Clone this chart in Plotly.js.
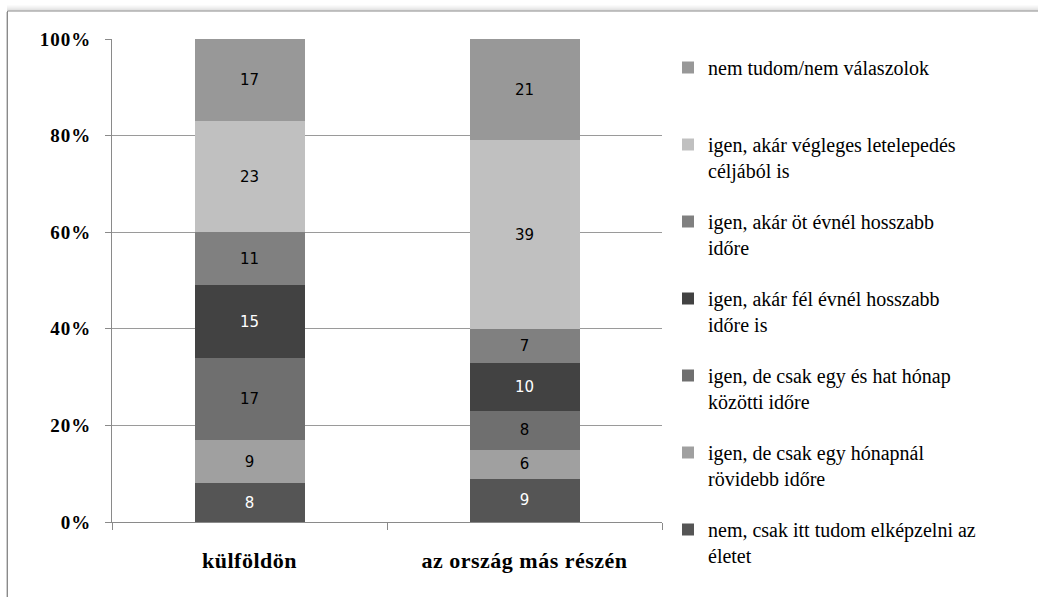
<!DOCTYPE html>
<html>
<head>
<meta charset="utf-8">
<script src="https://cdn.plot.ly/plotly-3.0.1.min.js"></script>
<style>
  html, body { margin: 0; padding: 0; background: #ffffff; }
  #chart { width: 1038px; height: 597px; }
  #chart .ytick text { letter-spacing: 1px; }
  #chart .xtick text { letter-spacing: 0.5px; }
</style>
</head>
<body>
<div id="chart"></div>
<script>
// ---- data ----
const categories = ["külföldön", "az ország más részén"];

const seriesNames = [
  "nem, csak itt tudom elképzelni az<br>életet",
  "igen, de csak egy hónapnál<br>rövidebb időre",
  "igen, de csak egy és hat hónap<br>közötti időre",
  "igen, akár fél évnél hosszabb<br>időre is",
  "igen, akár öt évnél hosszabb<br>időre",
  "igen, akár végleges letelepedés<br>céljából is",
  "nem tudom/nem válaszolok<br>\u00a0"
];

const nemCsakItt   = [8, 9];
const egyHonapnal  = [9, 6];
const egyHatHonap  = [17, 8];
const felEvnel     = [15, 10];
const otEvnel      = [11, 7];
const vegleges     = [23, 39];
const nemTudom     = [17, 21];

const seriesValues = [nemCsakItt, egyHonapnal, egyHatHonap, felEvnel, otEvnel, vegleges, nemTudom];

const yTickVals = [0, 20, 40, 60, 80, 100];
const yTickText = ["0%", "20%", "40%", "60%", "80%", "100%"];

// ---- styles ----
const SERIF = "Liberation Serif, DejaVu Serif, Times New Roman, serif";
const colors = ["#555555", "#a0a0a0", "#6f6f6f", "#424242", "#808080", "#c0c0c0", "#989898"];
const labelColors = ["#ffffff", "#000000", "#000000", "#ffffff", "#000000", "#000000", "#000000"];

const traces = seriesNames.map((name, i) => ({
  type: "bar",
  name: name,
  x: categories,
  y: seriesValues[i],
  text: seriesValues[i].map(String),
  textposition: "inside",
  insidetextanchor: "middle",
  textangle: 0,
  textfont: { family: "DejaVu Sans", size: 15, color: labelColors[i] },
  marker: { color: colors[i], line: { width: 0 } },
  legendgroup: "g" + i,
  legendrank: 100 - i,
  hoverinfo: "skip"
}));

// frame geometry helpers (plot area: l=112, r=662, t=39, b=522)
const L = 112, R = 662, T = 39, B = 522;
const px = v => (v - L) / (R - L);
const py = v => (B - v) / (B - T);

const shapes = [];
// soft shadow above the top frame line
const shadowCols = ["#f7f7f7", "#f1f1f1", "#eaeaea", "#e2e2e2", "#d8d8d8"];
shadowCols.forEach((c, k) => {
  shapes.push({ type: "line", xref: "paper", yref: "paper", layer: "below",
    x0: px(7), x1: px(1040), y0: py(6 + k), y1: py(6 + k),
    line: { color: c, width: 1 } });
});
// frame
shapes.push({ type: "line", xref: "paper", yref: "paper", layer: "below",
  x0: px(7.5), x1: px(1040), y0: py(11), y1: py(11), line: { color: "#8a8a8a", width: 1 } });
shapes.push({ type: "line", xref: "paper", yref: "paper", layer: "below",
  x0: px(7.5), x1: px(7.5), y0: py(11), y1: py(600), line: { color: "#8a8a8a", width: 1 } });
shapes.push({ type: "line", xref: "paper", yref: "paper", layer: "below",
  x0: px(6.5), x1: px(6.5), y0: py(12), y1: py(600), line: { color: "#d0d0d0", width: 1 } });

const layout = {
  width: 1038,
  height: 597,
  margin: { l: L, r: 1038 - R, t: T, b: 597 - B, pad: 0 },
  paper_bgcolor: "rgba(0,0,0,0)",
  plot_bgcolor: "#ffffff",
  barmode: "stack",
  bargap: 0.6,
  showlegend: true,
  font: { family: SERIF, color: "#000000" },
  xaxis: {
    type: "category",
    showgrid: false,
    showline: true,
    linecolor: "#8a8a8a",
    linewidth: 1,
    ticks: "outside",
    tickson: "boundaries",
    ticklen: 7,
    tickcolor: "#8a8a8a",
    tickfont: { family: SERIF, size: 22, color: "#000000", weight: "bold" },
    ticklabelstandoff: 19,
    fixedrange: true,
    zeroline: false
  },
  yaxis: {
    range: [0, 100],
    tickvals: yTickVals,
    ticktext: yTickText,
    showgrid: true,
    gridcolor: "#9a9a9a",
    gridwidth: 1,
    showline: true,
    linecolor: "#8a8a8a",
    linewidth: 1,
    ticks: "outside",
    ticklen: 6,
    tickcolor: "#8a8a8a",
    tickfont: { family: SERIF, size: 19, color: "#000000", weight: "bold" },
    ticklabelstandoff: 10,
    zeroline: false,
    fixedrange: true
  },
  legend: {
    x: px(668),
    xanchor: "left",
    y: py(48),
    yanchor: "top",
    traceorder: "grouped",
    tracegroupgap: 22,
    valign: "top",
    maxheight: 560,
    bgcolor: "rgba(0,0,0,0)",
    borderwidth: 0,
    font: { family: SERIF, size: 20, color: "#000000" },
    itemclick: false,
    itemdoubleclick: false
  },
  shapes: shapes
};

Plotly.newPlot("chart", traces, layout, { displayModeBar: false, staticPlot: true });
</script>
</body>
</html>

★ ★ ★

**TASK BRIEF:**
Repeat the listing above exactly from its first line to the line containing "otEvnel, vegleges, nemTudom];", both included, and omit the pictures.

**SOLUTION BELOW:**
Clone this chart in Plotly.js.
<!DOCTYPE html>
<html>
<head>
<meta charset="utf-8">
<script src="https://cdn.plot.ly/plotly-3.0.1.min.js"></script>
<style>
  html, body { margin: 0; padding: 0; background: #ffffff; }
  #chart { width: 1038px; height: 597px; }
  #chart .ytick text { letter-spacing: 1px; }
  #chart .xtick text { letter-spacing: 0.5px; }
</style>
</head>
<body>
<div id="chart"></div>
<script>
// ---- data ----
const categories = ["külföldön", "az ország más részén"];

const seriesNames = [
  "nem, csak itt tudom elképzelni az<br>életet",
  "igen, de csak egy hónapnál<br>rövidebb időre",
  "igen, de csak egy és hat hónap<br>közötti időre",
  "igen, akár fél évnél hosszabb<br>időre is",
  "igen, akár öt évnél hosszabb<br>időre",
  "igen, akár végleges letelepedés<br>céljából is",
  "nem tudom/nem válaszolok<br>\u00a0"
];

const nemCsakItt   = [8, 9];
const egyHonapnal  = [9, 6];
const egyHatHonap  = [17, 8];
const felEvnel     = [15, 10];
const otEvnel      = [11, 7];
const vegleges     = [23, 39];
const nemTudom     = [17, 21];

const seriesValues = [nemCsakItt, egyHonapnal, egyHatHonap, felEvnel, otEvnel, vegleges, nemTudom];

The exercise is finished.